Lloyd Rohlehr was a ttt Pioneer

Lloyd Rohler - ttt first news director.jpg

Sitting on a pile of concrete blocks typing news even before the Trinidad and Tobago Television building under construction was declared officially open by Dr. Patrick Solomon, the minister of home affairs, is one of Lloyd Rohlehr’s ttt memories.

Lloyd recalls, too, doing film stories around town with Bob Archibald taking care of the cinematography indoors and outdoors. And among the very first newsreaders were Mervyn Telfer, Clyde Alleyne and Errol Chevalier looking into a camera in a makeshift presentation studio.

Experienced programme director Barry Gordon from Canada was cool and confident. To Lloyd, physical inconveniences amidst hurry and challenge were secondary to the thrill of having television.

This was a noticing of Vidya Naipaul’s enigma of arrival or something imagined byCharles Dickens. And in a brand new building that was modest and elegant, and boasted a large mural inside.
Thanks to London’s Associated Rediffusion which had already made a success of Radio Trinidad. And Roy Thomson, a Canadian-born media world figure who wasconsidered the ideal owner of newspapers, refusing to interfere in editorial policy.

Thomson was made a baron in 1964.That same year ttt‘s Panorama was launched out of earlier newsmagazine-like beginnings.

A Walter Winchell-type of columnist/radio commentator, Paul O’Hara (Paul Persaud) back in Guyana where Lloyd came from called him a star reporter.

A passion for the news life and a farther reach professionally had something to do with it. Not forgetting a tough role model in the person of Lieutenant Colonel Freddie Seal Coon, editor of the Daily Argosy newspaper where Lloyd was a young reporter. Seal Coon was a trim former British Army officer.
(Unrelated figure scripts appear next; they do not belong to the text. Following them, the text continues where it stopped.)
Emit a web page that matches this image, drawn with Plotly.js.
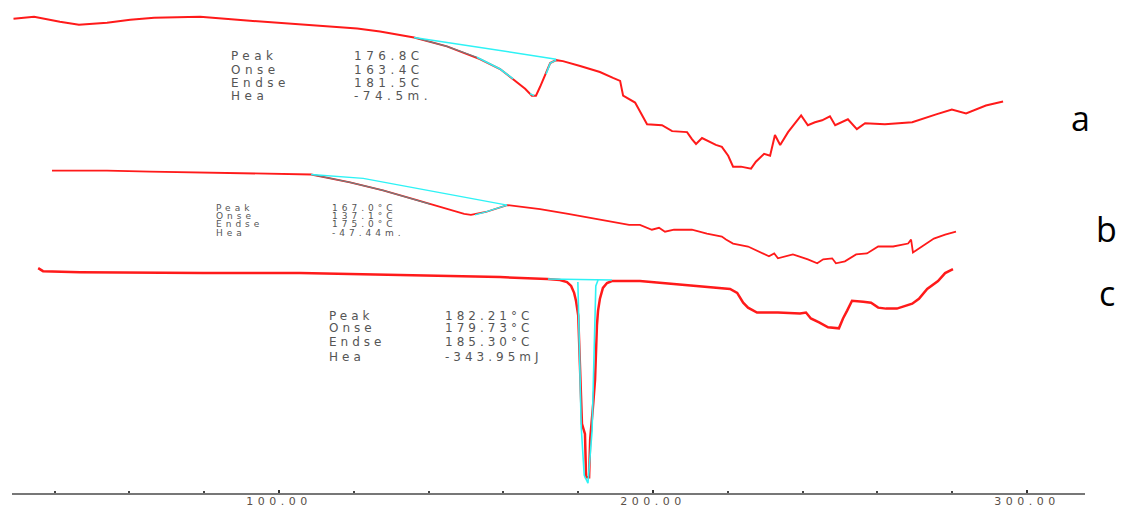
<!DOCTYPE html>
<html><head><meta charset="utf-8">
<script src="https://cdn.plot.ly/plotly-3.0.1.min.js"></script>
<style>html,body{margin:0;padding:0;background:#fff;} #chart{width:1123px;height:511px;} .xtick text{letter-spacing:4.5px;}</style>
</head><body><div id="chart"></div>
<script>
// ---- DSC curves: temperature (°C) and heat flow (arbitrary units, offset per sample) ----
const aTemp = [29.0,34.5,41.4,46.5,54.0,60.2,66.6,78.9,92.2,106.7,120.9,127.0,136.1,144.9,153.7,159.1,162.6,165.8,167.6,168.7,169.8,171.1,172.5,174.1,175.9,180.5,185.8,189.3,191.2,192.0,195.2,198.4,202.4,205.1,209.1,210.4,211.5,213.1,216.8,218.4,220.1,221.4,223.5,226.2,227.5,229.7,231.3,232.6,234.0,236.1,239.6,241.4,243.3,245.2,247.3,248.7,252.1,254.5,256.7,262.0,269.3,275.7,279.9,283.7,289.0,293.6];
const aHeat = [-1.9,-1.7,-2.2,-2.5,-2.3,-2.0,-1.8,-1.7,-2.1,-2.5,-2.9,-3.2,-3.8,-4.7,-6.0,-7.0,-8.0,-9.0,-9.7,-9.7,-8.8,-7.7,-6.4,-6.1,-6.2,-6.7,-7.3,-7.9,-8.2,-9.7,-10.4,-12.6,-12.7,-13.3,-13.4,-14.1,-14.6,-14.0,-14.7,-14.9,-15.8,-16.9,-16.9,-17.1,-16.4,-15.6,-15.8,-13.7,-14.7,-13.4,-11.7,-12.7,-12.4,-12.2,-11.8,-12.7,-12.1,-13.1,-12.5,-12.6,-12.4,-11.6,-11.1,-11.5,-10.7,-10.3];

const bTemp = [39.3,54.0,65.5,77.8,92.2,108.6,119.0,127.8,136.9,145.7,149.5,151.3,155.3,161.0,169.8,177.3,184.8,193.6,196.5,199.7,201.6,203.2,205.6,210.4,214.4,218.4,219.5,221.4,225.4,229.4,231.0,232.4,233.4,237.4,241.4,243.9,245.5,247.9,248.9,251.3,254.3,257.2,260.2,264.2,268.2,269.0,269.5,270.3,273.3,275.1,278.1,281.0];
const bHeat = [-17.3,-17.3,-17.4,-17.5,-17.6,-17.7,-18.5,-19.3,-20.3,-21.3,-21.7,-21.8,-21.5,-20.8,-21.2,-21.7,-22.2,-22.8,-22.8,-23.3,-23.1,-23.5,-23.3,-23.3,-23.7,-24.0,-24.3,-24.7,-25.0,-25.7,-26.0,-25.7,-26.2,-25.8,-26.3,-26.7,-26.3,-26.2,-26.7,-26.5,-25.8,-25.7,-25.0,-25.0,-24.7,-24.3,-25.6,-25.4,-24.7,-24.2,-23.8,-23.5];

const cTemp = [35.6,36.9,46.8,71.7,79.7,105.6,132.4,159.1,171.7,175.1,177.0,178.1,178.9,179.4,180.0,180.5,181.0,181.8,182.1,182.9,183.2,184.0,184.5,185.0,185.3,185.8,186.6,187.7,189.0,196.5,209.6,220.6,222.5,224.1,225.4,227.8,233.4,239.3,240.9,242.2,244.4,246.8,249.7,250.8,251.9,253.2,256.2,258.3,260.2,262.3,265.2,269.3,271.1,273.3,276.2,278.1,280.2];
const cHeat = [-27.2,-27.5,-27.6,-27.7,-27.7,-27.7,-27.9,-28.1,-28.3,-28.4,-28.6,-29.0,-29.7,-30.5,-32.0,-37.0,-43.0,-44.0,-48.4,-48.4,-44.5,-41.0,-38.5,-33.0,-31.5,-30.3,-29.2,-28.7,-28.5,-28.5,-28.9,-29.3,-29.7,-30.7,-31.2,-31.7,-31.7,-31.8,-31.7,-32.3,-32.7,-33.2,-33.3,-32.3,-31.5,-30.5,-30.6,-30.7,-31.2,-31.3,-31.3,-30.8,-30.3,-29.3,-28.5,-27.7,-27.3];

// ---- peak-analysis overlays (baselines and integrated segments) ----
const aOnsetTemp = [136.1,144.9,152.9];          const aOnsetHeat = [-3.8,-4.7,-5.8];
const aBaseTemp = [136.1,174.1];                 const aBaseHeat = [-3.8,-6.0];
const aPeakTemp = [152.9,159.1,162.6,null,167.1,168.2,null,171.4,172.5,174.1];
const aPeakHeat = [-5.8,-7.0,-8.0,null,-9.5,-9.7,null,-7.5,-6.4,-6.1];
const bOnsetTemp = [108.6,119.0,127.8,136.9,140.4]; const bOnsetHeat = [-17.7,-18.5,-19.3,-20.3,-20.7];
const bBaseTemp = [108.6,122.5,161.0];           const bBaseHeat = [-17.7,-18.1,-20.8];
const bPeakTemp = [152.4,155.3,161.0];           const bPeakHeat = [-21.8,-21.5,-20.8];
const cBaseTemp = [171.9,189.0];                 const cBaseHeat = [-28.3,-28.4];
const cPeakTemp = [179.9,180.8,181.6,182.6,183.7,184.7,185.3];
const cPeakHeat = [-28.6,-43.3,-48.2,-49.0,-43.7,-29.0,-28.4];

// ---- texts ----
const sampleNames = ["a","b","c"];
const fieldNames = ["Peak","Onse","Endse","Hea"];
const aValues = ["176.8C","163.4C","181.5C","-74.5m."];
const bValues = ["167.0°C","137.1°C","175.0°C","-47.44m."];
const cValues = ["182.21°C","179.73°C","185.30°C","-343.95mJ"];
const tickValues = [100,200,300];

const RED = '#ff1a1a', CYAN = '#2ef2f5', GRAY = '#6f7f80';
function tr(x,y,color,w){return {x:x,y:y,mode:'lines',type:'scatter',hoverinfo:'skip',line:{color:color,width:w},showlegend:false,connectgaps:false};}
const data = [
  tr(aTemp,aHeat,RED,2), tr(bTemp,bHeat,RED,1.8), tr(cTemp,cHeat,RED,2.5),
  tr(aOnsetTemp,aOnsetHeat,GRAY,1.2), tr(aBaseTemp,aBaseHeat,CYAN,1.5), tr(aPeakTemp,aPeakHeat,CYAN,1.6),
  tr(bOnsetTemp,bOnsetHeat,GRAY,1.2), tr(bBaseTemp,bBaseHeat,CYAN,1.3), tr(bPeakTemp,bPeakHeat,CYAN,1.3),
  tr(cBaseTemp,cBaseHeat,CYAN,1.5), tr(cPeakTemp,cPeakHeat,CYAN,1.6)
];

// annotation layout
const anns = [];
const letterPos = [[0.996,0.76],[1.0205,0.535],[1.0205,0.405]];
sampleNames.forEach((s,i)=>anns.push({text:s,xref:'paper',yref:'paper',x:letterPos[i][0],y:letterPos[i][1],xanchor:'center',yanchor:'middle',showarrow:false,font:{family:'Open Sans',size:34,color:'#000'}}));
const blocks = [
  {vals:aValues, lx:86.6, vx:119.5, ys:[-5.7,-7.1,-8.4,-9.7], size:12},
  {vals:bValues, lx:82.6, vx:113.6, ys:[-21.1,-21.9,-22.7,-23.6], size:9},
  {vals:cValues, lx:112.8, vx:143.9, ys:[-32.0,-33.3,-34.7,-36.2], size:12}
];
blocks.forEach(b=>{
  for(let i=0;i<4;i++){
    anns.push({text:fieldNames[i],x:b.lx,y:b.ys[i],xref:'x',yref:'y',xanchor:'left',yanchor:'middle',align:'left',showarrow:false,font:{family:'DejaVu Sans',size:b.size,color:'#555'}});
  }
  for(let i=0;i<4;i++){
    anns.push({text:b.vals[i],x:b.vx,y:b.ys[i],xref:'x',yref:'y',xanchor:'left',yanchor:'middle',align:'left',showarrow:false,font:{family:'DejaVu Sans',size:b.size,color:'#555'}});
  }
});

const layout = {
  width:1123, height:511,
  margin:{l:12,r:38,t:0,b:18},
  paper_bgcolor:'#fff', plot_bgcolor:'#fff',
  showlegend:false,
  xaxis:{range:[28.6,315.5], showgrid:false, zeroline:false, showline:true, linecolor:'#777', linewidth:2,
         tickmode:'array', tickvals:tickValues, tickformat:'.2f', ticks:'inside', ticklen:3, tickwidth:2, tickcolor:'#333',
         ticklabelstandoff:-3,
         tickfont:{family:'DejaVu Sans',size:11,color:'#5a5048'},
         minor:{dtick:20, tick0:0, ticks:'inside', ticklen:2, tickwidth:2, tickcolor:'#444'},
         fixedrange:true},
  yaxis:{range:[-50,0], visible:false, fixedrange:true},
  annotations:anns
};

Plotly.newPlot('chart', data, layout, {displayModeBar:false, staticPlot:true}).then(()=>{
  const spacing = i => (i<3?0:(i<11?4.5:4));
  document.querySelectorAll('.annotation').forEach(g=>{
    const idx = +g.getAttribute('data-index');
    g.querySelectorAll('text').forEach(t=>{t.style.letterSpacing = spacing(idx)+'px';});
  });
});
</script></body></html>
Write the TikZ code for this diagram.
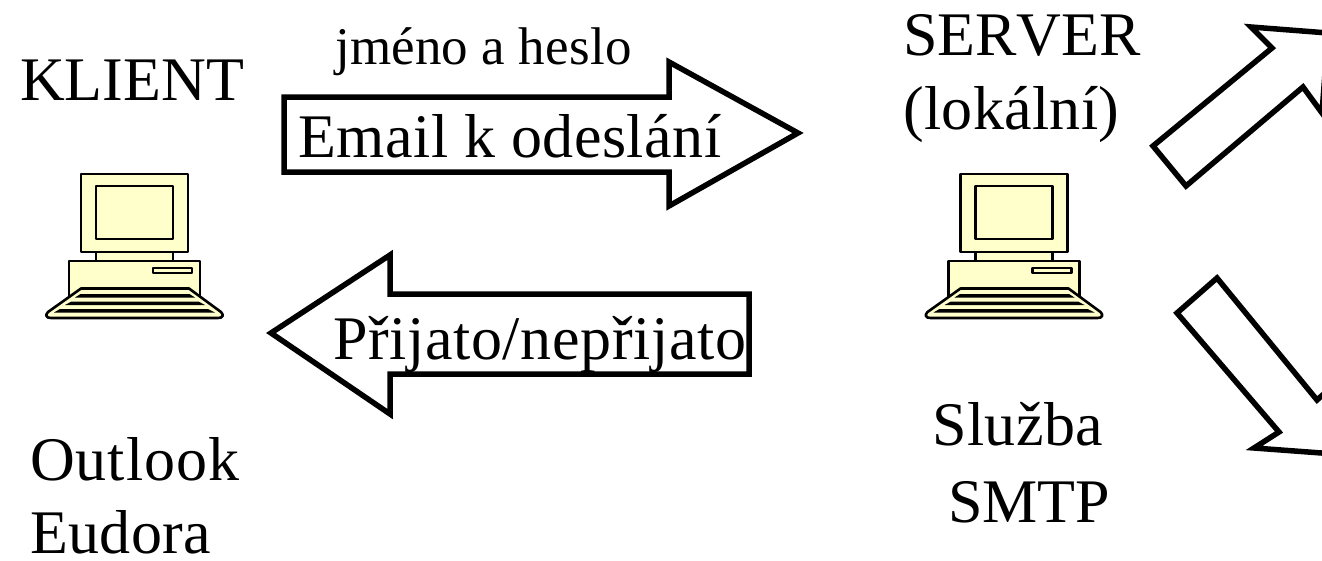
\documentclass[tikz,border=0pt]{standalone}
\usepackage{fontspec}
\setmainfont[Kerning=Off]{Liberation Serif}
\tikzset{
  big/.style={anchor=base west,inner sep=0pt,font=\fontsize{62}{62}\selectfont\addfontfeature{LetterSpace=#1}},
  big/.default=0,
  small/.style={anchor=base west,inner sep=0pt,font=\fontsize{53}{53}\selectfont\addfontfeature{LetterSpace=#1}},
  small/.default=0,
  blockarrow/.style={draw=black,line width=5.5pt,miter limit=10,line join=miter,fill=white},
  pcpart/.style={draw=black,line width=2.6pt,fill=pcyellow,line join=round},
  keyrow/.style={fill=black,draw=none}
}
\definecolor{pcyellow}{HTML}{FFFFCC}
\newcommand{\computer}[1]{%
\begin{scope}[shift={(#1,160)}]
  \draw[pcpart] (66,87) rectangle (143,101);
  \draw[pcpart] (39,101) rectangle (170,145);
  \draw[pcpart] (51,14) rectangle (158,92);
  \draw[pcpart] (66,26) rectangle (143,79);
  \draw[pcpart] (123,108) rectangle (162,113);
  \draw[pcpart] (51,128.5) -- (159,128.5) -- (191,152) .. controls (194,155) and (193,158) .. (188,158)
     -- (21,158) .. controls (16,158) and (15,155) .. (18,152) -- cycle;
  \fill[keyrow] (50.5,134) -- (159.5,134) -- (165,137.5) -- (45,137.5) -- cycle;
  \fill[keyrow] (41.5,141.5) -- (168.5,141.5) -- (175,145) -- (35,145) -- cycle;
  \fill[keyrow] (30,149) -- (178,149) -- (185,152.5) -- (24,152.5) -- cycle;
\end{scope}}
\begin{document}
\begin{tikzpicture}[x=1pt,y=-1pt]
\useasboundingbox (0,0) rectangle (1322,560);
\clip (0,0) rectangle (1322,560);
\fill[white] (0,0) rectangle (1322,560);
\computer{30}
\computer{909.5}
\draw[blockarrow] (284,97) -- (669,97) -- (669,62) -- (798,133) -- (669,206) -- (669,172) -- (284,172) -- cycle;
\draw[blockarrow] (749,294) -- (390,294) -- (390,255) -- (271,333) -- (390,414) -- (390,374) -- (749,374) -- cycle;
\draw[blockarrow] (1153,146) -- (1272,48) -- (1251,27) -- (1328,33) -- (1322,113) -- (1303,87) -- (1186,186) -- cycle;
\draw[blockarrow] (1177,313) -- (1279,432) -- (1254,448) -- (1335,454) -- (1345,375) -- (1317,400) -- (1217,278) -- cycle;
\node[big] (klient) at (20,100.5) {KLIENT};
\node[small=0.4] (jmeno) at (335,64) {jméno a heslo};
\node[big=0.8] (email) at (298,157) {Email k odeslání};
\node[big] (server) at (903,55) {SERVER};
\node[big=0.5] (lokalni) at (903,129) {(lokální)};
\node[big=1.0] (prijato) at (333,359) {Přijato/nepřijato};
\node[big=1.6] (outlook) at (30,480) {Outlook};
\node[big=0.5] (eudora) at (30,553) {Eudora};
\node[big=0.8] (sluzba) at (932,445) {Služba};
\node[big] (smtp) at (948,522) {SMTP};
\end{tikzpicture}
\end{document}
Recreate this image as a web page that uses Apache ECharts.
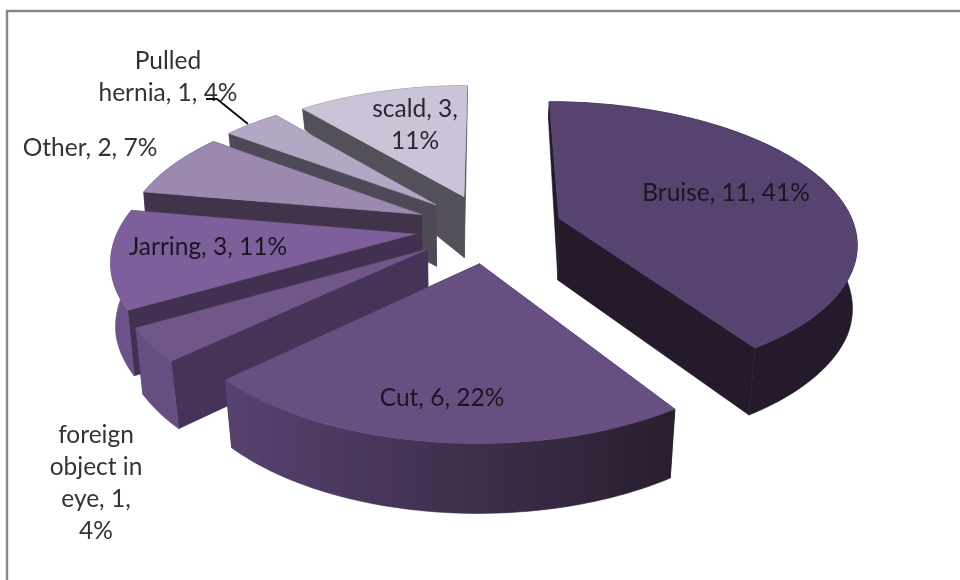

Caribbean matters were an appetite for Lloyd Rohlehr. By the time the West Indian Federation was in stride he was a federal civil servant based in Port of Spain. He was picked by Prime Minister Adams to be personal aide to Sir Arthur Lewis, the famous West Indian economist in his honorary mission through the West Indies aiming at the creation of a Little Eight to rescue the federal experiment at a moment when a breakup of the Federation was imminent.

Dr.Lewis was based in Jamaica as head of the University College of the West Indies (later UWI).

On Sept. 15, 1962 Lloyd, already appointed but not yet free, reported for work at Trinidad and Tobago Television as its news producer, and he was with the station until December 31, 1968, when he took a public affairs position with the United States Embassy, two blocks away, up Marli Street.

Still later, he made his home in Los Angeles, California. Along the way, however, he had become a Fellow of Thomson Foundation Television College in Scotland and then enlarged on his expertise in his new hometown Los Angeles by attending, off-campus, the film school of the University of Southern California. Brian de Palma was a full time
student here. And so were Francis Ford Coppola, Steven Spielberg and George Lucas. Some say that these guys wanted to change the world and they did. And one of Lloyd’s lecturers was Robert Wise, whohad produced and directed the immortal Hollywood
movie, The Sound of Music.

For an international energy engineering firm Lloyd wrote and directed, on staff, many films and the company’s audience included Europe and the Far East.

He had for eight years written the current affairs for seniors script for the Trinidad and Tobago Broadcast to Schools. The Los Angeles Unified School District had him write and direct a number of their films, too, and got a listing in the Los Angeles Times
newspaper.

Lloyd says that all his professional life he had heard, and shared, the advice about script writing: “Keep it tight”. In the studio at Irvine, California, one Saturday morning, a film he had made was being dubbed into Korean and the voice work was being done by a man from that country. The old advice proved his ultimate test.

Routinely, one cannot at this stage change the length of a film; hardly the choice of words used, and definitely not the minutes or seconds one had at one’s disposal. But, the Korean input saved the day.

One thought on “Lloyd Rohlehr was a ttt Pioneer”

  1. Lloyd you were the first producer of television news in Trinidad & Tobago. A true Pioneer. You set a high journalistic standard in your newscasts which stayed with the news room for many years. Your balanced reports was one of the reasons why there was no pressure from outside sources to influence the news. You were a credit to the profession. Those of us who worked with you will be ever thakful for your sterling contribution.